Scientists have uncovered a new role for astrocytes, star-shaped brain cells previously dismissed as mere structural support. A study published in the journal Nature reveals these cells actively participate in the formation, recall, and suppression of fear memories.
Researchers at the University of Arizona and the National Institutes of Health conducted the study to determine how these cells interact with neurons in the amygdala, the brain's fear-processing hub. The team found that astrocytes do not just hold the brain together; they encode and maintain neural signals responsible for fear.

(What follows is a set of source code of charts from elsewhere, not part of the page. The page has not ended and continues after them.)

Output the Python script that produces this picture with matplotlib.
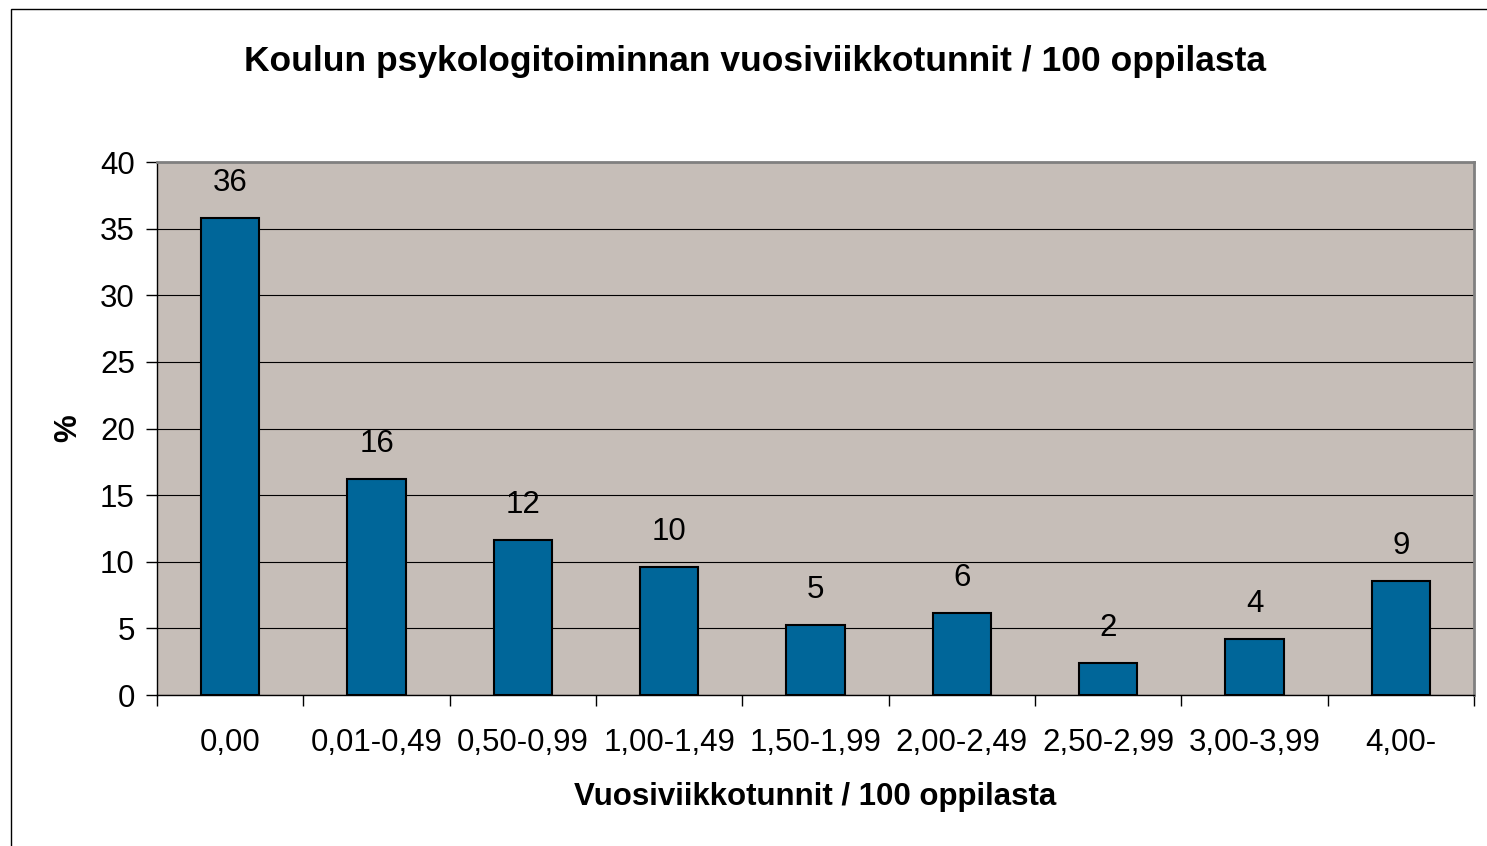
import matplotlib.pyplot as plt
from matplotlib.patches import Rectangle

categories = ['0,00', '0,01-0,49', '0,50-0,99', '1,00-1,49', '1,50-1,99',
              '2,00-2,49', '2,50-2,99', '3,00-3,99', '4,00-']
values = [35.8, 16.2, 11.6, 9.6, 5.25, 6.15, 2.4, 4.2, 8.55]
labels = ['36', '16', '12', '10', '5', '6', '2', '4', '9']

plt.rcParams['font.family'] = ['Liberation Sans', 'DejaVu Sans']

fig = plt.figure(figsize=(14.87, 8.46), dpi=100)
# outer chart border (left/top visible, rest cut off)
fig.patches.append(Rectangle((11 / 1487, -0.1), 1.2, 1 - 9 / 846 + 0.1,
                             transform=fig.transFigure, fill=False,
                             edgecolor='black', linewidth=1.0))

ax = fig.add_axes([157 / 1487, 1 - 695 / 846, (1474 - 157) / 1487, (695 - 162) / 846])
ax.set_facecolor('#c6beb8')

x = list(range(len(categories)))
ax.bar(x, values, width=0.4, color='#006699', edgecolor='black', linewidth=1.5, zorder=3)
for xi, v, lab in zip(x, values, labels):
    ax.text(xi, v + 1.5, lab, ha='center', va='bottom', fontsize=22.5)

ax.set_xlim(-0.5, len(categories) - 0.5)
ax.set_ylim(0, 40)
ax.set_yticks(range(0, 41, 5))
ax.yaxis.grid(True, color='black', linewidth=0.8, zorder=1)
ax.tick_params(axis='y', labelsize=22.5, length=8, direction='out', width=1, pad=8)

ax.set_xticks([i - 0.5 for i in range(len(categories) + 1)])
ax.set_xticklabels([])
ax.set_xticks(x, minor=True)
ax.set_xticklabels(categories, minor=True, fontsize=22.5)
ax.tick_params(axis='x', which='major', length=8, width=1)
ax.tick_params(axis='x', which='minor', length=0, pad=24)

for s in ['top', 'right']:
    ax.spines[s].set_color('#808080')
    ax.spines[s].set_linewidth(2)
for s in ['left', 'bottom']:
    ax.spines[s].set_color('black')
    ax.spines[s].set_linewidth(1)

ax.set_ylabel('%', fontsize=22.5, fontweight='bold', labelpad=12)
ax.set_xlabel('Vuosiviikkotunnit / 100 oppilasta', fontsize=22.5, fontweight='bold', labelpad=17)
fig.text(755 / 1487, 1 - 61 / 846, 'Koulun psykologitoiminnan vuosiviikkotunnit / 100 oppilasta',
         ha='center', va='center', fontsize=25.5, fontweight='bold')

fig.savefig('out.png', dpi=100)
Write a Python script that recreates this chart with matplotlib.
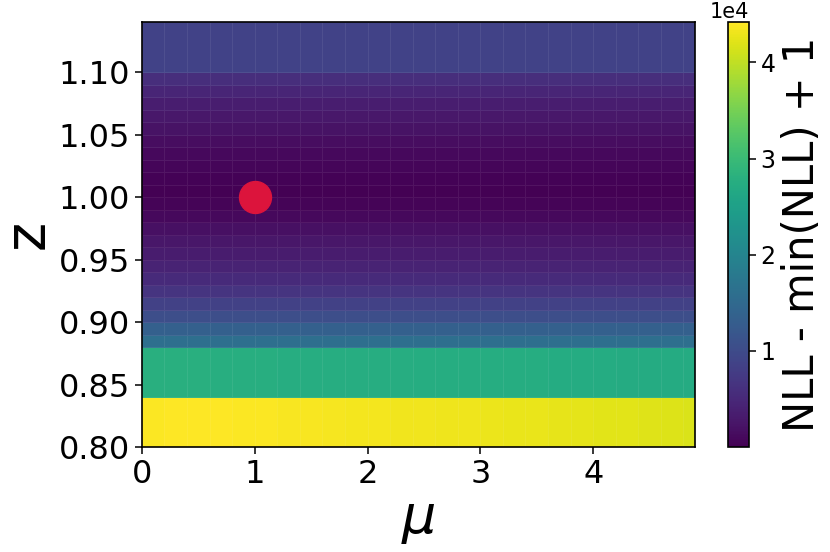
import numpy as np
import matplotlib
matplotlib.use('Agg')
from matplotlib import pyplot as plt

# grid edges
mu_edges = [0.0, 0.2, 0.4, 0.6, 0.8, 1.0, 1.2, 1.4, 1.6, 1.8, 2.0, 2.2, 2.4,
            2.6, 2.8, 3.0, 3.2, 3.4, 3.6, 3.8, 4.0, 4.2, 4.4, 4.6, 4.8, 4.9]
z_edges = [0.80, 0.84, 0.88, 0.89, 0.90, 0.91, 0.92, 0.93, 0.94, 0.95, 0.96,
           0.97, 0.98, 0.99, 1.00, 1.01, 1.02, 1.03, 1.04, 1.05, 1.06, 1.07,
           1.08, 1.09, 1.10, 1.14]

# NLL - min(NLL) + 1 (units of 1e4), one value per z band (flat in mu)
row_nll = [1.60, 1.33, 1.05, 0.85, 0.66, 0.52, 0.42, 0.34, 0.26, 0.18, 0.10,
           0.05, 0.0001, 0.02, 0.06, 0.10, 0.15, 0.21, 0.28, 0.36, 0.45, 0.58,
           0.88]
# the two lowest bands change a little along mu
green_nll = [2.78, 2.78, 2.78, 2.77, 2.77, 2.77, 2.76, 2.76, 2.76, 2.75, 2.75,
             2.75, 2.74, 2.74, 2.74, 2.73, 2.73, 2.73, 2.72, 2.72, 2.72, 2.71,
             2.71, 2.70, 2.70]
yellow_nll = [4.40, 4.42, 4.42, 4.41, 4.40, 4.39, 4.38, 4.37, 4.36, 4.35, 4.34,
              4.33, 4.32, 4.31, 4.30, 4.29, 4.28, 4.27, 4.26, 4.24, 4.23, 4.22,
              4.20, 4.19, 4.17]

best_mu = 1.0
best_z = 1.0

C = np.vstack([yellow_nll, green_nll,
               np.tile(np.array(row_nll)[:, None], (1, len(mu_edges) - 1))]) * 1e4

fig = plt.figure(figsize=(8.3, 5.52), dpi=100)
ax = fig.add_axes([0.171, 0.190, 0.666, 0.770])
cax = fig.add_axes([0.877, 0.190, 0.0253, 0.770])

mesh = ax.pcolormesh(mu_edges, z_edges, C, cmap='viridis', vmin=1, vmax=C.max(),
                     edgecolors=(1, 1, 1, 0.07), linewidth=0.6)
ax.plot(best_mu, best_z, 'o', color='crimson', markersize=23)

ax.set_xlim(0, 4.9)
ax.set_ylim(0.8, 1.14)
ax.set_xticks([0, 1, 2, 3, 4])
ax.set_yticks([0.80, 0.85, 0.90, 0.95, 1.00, 1.05, 1.10])
ax.tick_params(labelsize=23, length=5, width=1.1)
ax.set_xlabel(r'$\mu$', fontsize=39, labelpad=3)
ax.set_ylabel('z', fontsize=40, labelpad=3)
for s in ax.spines.values():
    s.set_linewidth(1.2)

cbar = fig.colorbar(mesh, cax=cax)
cbar.formatter.set_powerlimits((0, 0))
cbar.set_ticks([1e4, 2e4, 3e4, 4e4])
cbar.ax.tick_params(labelsize=17, length=5, width=1.1)
cbar.ax.yaxis.get_offset_text().set_fontsize(15)
cbar.outline.set_linewidth(1.2)
cbar.set_label('NLL - min(NLL) + 1', fontsize=30, labelpad=4)

fig.savefig('out.png', dpi=100)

“Astrocytes are interwoven among neurons in the brain, and it seemed unlikely they were there just for housekeeping,” said Lindsay Halladay, an assistant professor at the University of Arizona and one of the study’s senior authors. “We wanted to understand what they're actually doing and how they're shaping neural activity in the process.”
Rethinking the amygdala's fear circuitry
Using fluorescent sensors in mouse models, the research team observed astrocyte activity in real time. They discovered that activity levels in these cells spiked during the creation and recall of fear memories. When the researchers experimentally weakened the signals astrocytes sent to neurons, the fear responses in the subjects diminished.
This discovery challenges the traditional, neuron-centric view of how the brain processes trauma. When the scientists disrupted normal astrocyte signaling, neurons failed to form the specific activity patterns required for defensive responses. These findings suggest that astrocytes act as a regulatory bridge for how the brain interprets threats.
Beyond the amygdala, the research indicates that astrocytes also influence the prefrontal cortex, the region responsible for decision-making. This suggests the cells help the brain decide whether a situation requires a genuine fear reaction or a more measured response.
This shift in understanding could change how doctors treat anxiety-related conditions, including post-traumatic stress disorder. If clinicians can target astrocytes to help fade persistent, irrational fear memories, it may provide a new path for patient recovery.
Halladay plans to expand the research to other brain regions, such as the midbrain’s periaqueductal gray, which controls physical responses like freezing or fleeing. Pinpointing how these cells operate throughout the entire fear network is the next step toward explaining why some individuals develop chronic anxiety responses to non-threatening stimuli.